NFL Fever 2003
by Microsoft Game Studios
The best American Football title of last year was NFL Fever 2002. It surprised a lot of people with its purely enjoyable gameplay and its well thought out Dynasty mode. Of course this was one hell of an achievement when you consider it's competition comes primarily in the shape of EA's Madden series, a long established series with a hugely loyal following. This time around NFL Fever attempts once more, to be the NFL title to own.
I have to be totally honest and say that before I played NFL Fever my knowledge of American Football and the NFL was very small indeed. I'd heard of the Dolphins and Redskins etc., but my understanding of the game was practically non-existant. Even with this handicap though I've found the game to be very enjoyable indeed. The game comes with a superb tutorial that explains the basics and gets you up and running in no time. If like me you're a complete novice about the sport and fancy giving the game a go then this could be the one for you.
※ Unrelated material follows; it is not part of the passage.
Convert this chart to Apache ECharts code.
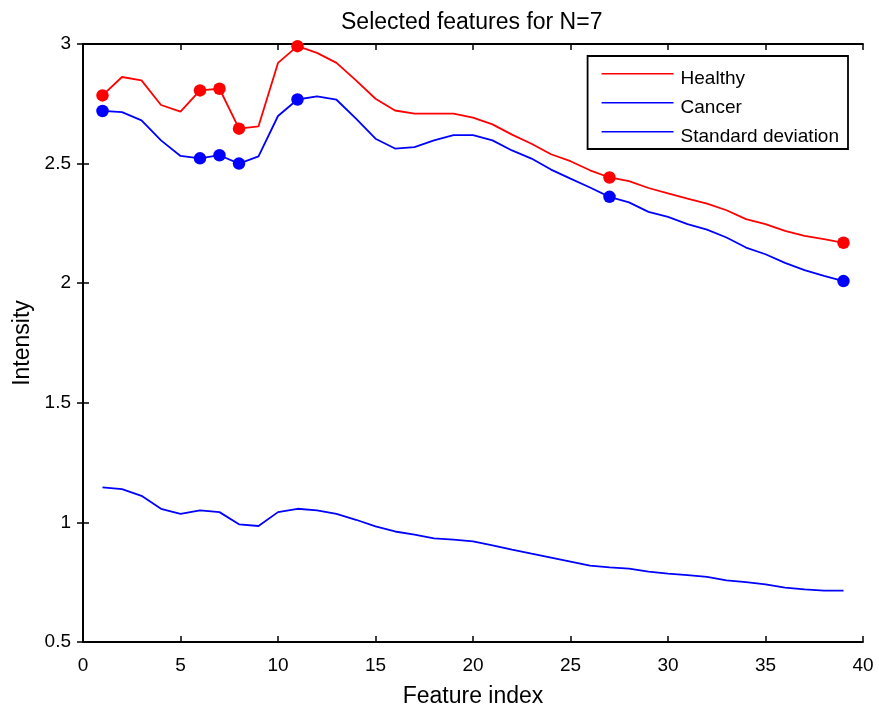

The game includes exhibitions modes and practice modes but the Dynasty mode is where you're going to spend most of your time. You can choose any team you want and play through a whopping 25 seasons. By way of trades, drafts and free agents you can create the ultimate team to dominate the NFL. In fact the beauty of the Dynasty mode is that you can get involved as much or as little as you want. The Dynasty mode can be played on any of the games difficulty settings so it can be enjoyed whatever your ability is. In addition to the the Dynasty mode there is also a Classic challenge mode in which you get to take on some of the greatest teams.
Visually the game is one of the finest sports games ever made. The stadia in the game look truly amazing. The players move and look great too. It is even possible to see the stadium reflections on the players helmets. The level of graphical excellence found in Fever is seldom seen in games. When played on a widescreen TV, which the game supports, the game looks even more impressive.
There are some gripes with an otherwise top notch sports title though. I've never seen a Field Goal missed which has to be unrealistic. Out of the thirty or so games I've played on Fever, all of the Field Goals were made successfully. Some might argue that the easy difficulty setting becomes too easy far too quickly. While this isn't a major problem it can give a false sense of achievement to the newbie player.
Deaf gamers will be disappointed to note that some areas of the game are unsubtitled. The games good verbal commentary is not subtitled which is a shame. Out of the three practice modes one of the key areas, Chalk Talks, is not subtitled and this is a setback because it gives you some important pointers on how to play the game more effectively. If you know your NFL inside and out then this won't be a problem but if you are a newbie this can be seen as a disadvantage. The manual is not that brilliant either and could have provided more useful information for beginners. The manual spends 5 of its 33 pages talking about the XBOX Live feature of the game which at present is irrelevant in Europe as Live is not up and running. These pages could have been put to better use with a leaflet discussing the Live features.
As I said earlier this was my first real NFL game and Fever had enabled me to learn how to play and appreciate the game. The game has one or two problems but overall I really enjoyed it. Let's hope the 2004 version is a little more deaf gamer friendly.
Overall Game Rating: 8.0/10 One of the best sports simulations on the XBOX.
Deaf Gamers comment: Some important omissions with the subtitles but on the whole there are not too many problems.